Howdy, friends! I have another completed sewing project for you today! But before you get too excited, this is a project I completed sometime last year (probably Summer 2014), and just never got a chance to get good enough photos to blog.
Luckily, we finally had some pretty weather this past Sunday and there is a cute spot outside our new condo, so I took advantage and enlisted my handsome stepson to play photographer. Unfortunately, I didn’t realize until after the photo shoot that there was a large smudge on the lens so you will have to excuse the blur around my feet
This skirt started with the fabric. I found it at Promenade Fine Fabrics in New Orleans, one of my favorite fabric haunts. It was milled for Carolina Herrera and is a silk organza with blue flowers with black outlines embroidered on it. Maybe there’s a better term for the way this fabric is embellished but I don’t know it. The black outline appears to be clipped to have exposed threads, kind of reminds me of velvet, but the blue looks like embroidery. Any info on this type of fabric would be appreciated.
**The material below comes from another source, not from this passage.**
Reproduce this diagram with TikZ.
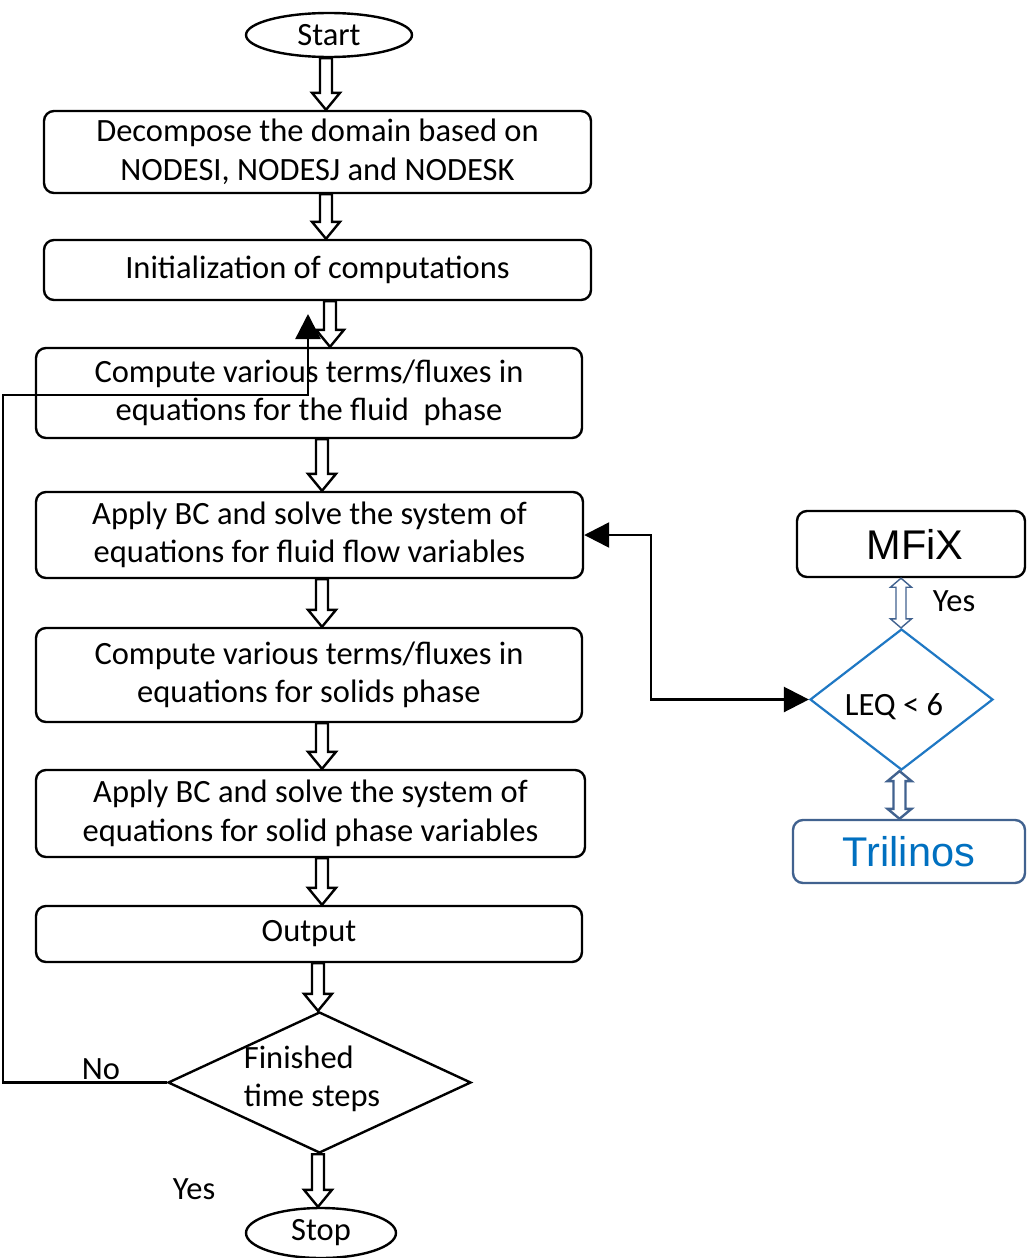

The fabric was very pricey ($58/yd) so I knew it had to become something that didn’t require much yardage and that I could make without any errors.
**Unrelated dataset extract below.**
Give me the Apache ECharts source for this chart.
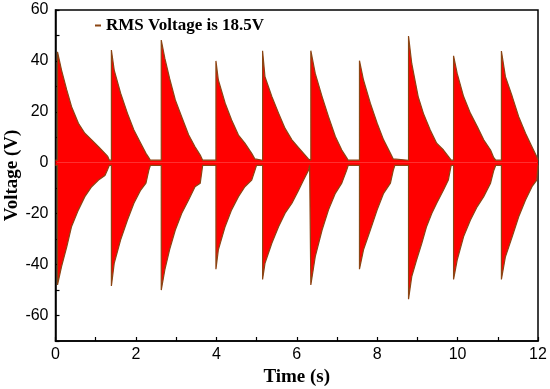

Then I found this photo of the designer herself wearing a very similar skirt in an almost identical fabric. I never could find any garments in the exact fabric.
I decided to underline the fashion fabric with plain silk organza so I could finish the raw edges like I did in my red Hollyburn skirt and to give it a little more opacity and body.
I also lined the skirt with a bone colored silk crepe de chine from Promenade. At first I thought I would line it with black, but the neutral silk really made the white of the organza stand out.
Finally, I decided to use some fabulous, authentic Petersham ribbon for the waistband. This notion also came from Promenade and Herbert says that it is some of the only truly legit Petersham that is still made. I wish you could feel it through the computer — it is so thick and luxurious. Another pricey option ($32/yd), I purchased just enough to go around my waist twice for the waistband and facing.
Construction was pretty straightforward. As I mentioned above, I underlined the skirt panels with organza then hand basted the pleat lines and lightly pressed the pleats into place then machine basted them across the top.
For the lining, I basted it to the skirt along the top then treated it and the outer skirt as one piece when applying the waistband. I laid the Petersham ribbon directly on the waist seam line and used my edgestitch foot to stitch just inside the outer border of the ribbon. Then I matched the other piece of ribbon (the waistband facing) up with the top and edgestitched along the top border to connect the two. The I did one final row of stitches to secure the bottom of the facing to the bottom of the waistband. Fortunately, these stitches just melt right into the ribbon and you can’t see them, otherwise I would have been doing a lot of handstitching!
I finished the lining with a 1/4″ machine hem and the outer skirt is finished with a 1″ hand stitched hem, catching my stitches in the organza underlining.
All in all, I love this skirt even though it was not the cheapest project. It is one of a kind and I feel like it looks like a designer piece. I think I will be able to enjoy wearing it for many years so I don’t mind the little splurge to create it.
What about you, my fair readers, have you ever splurged a little bit on a project? Did you play it safe with a pattern you knew would sew up well or did you do something more daring? I would love to hear in the comments!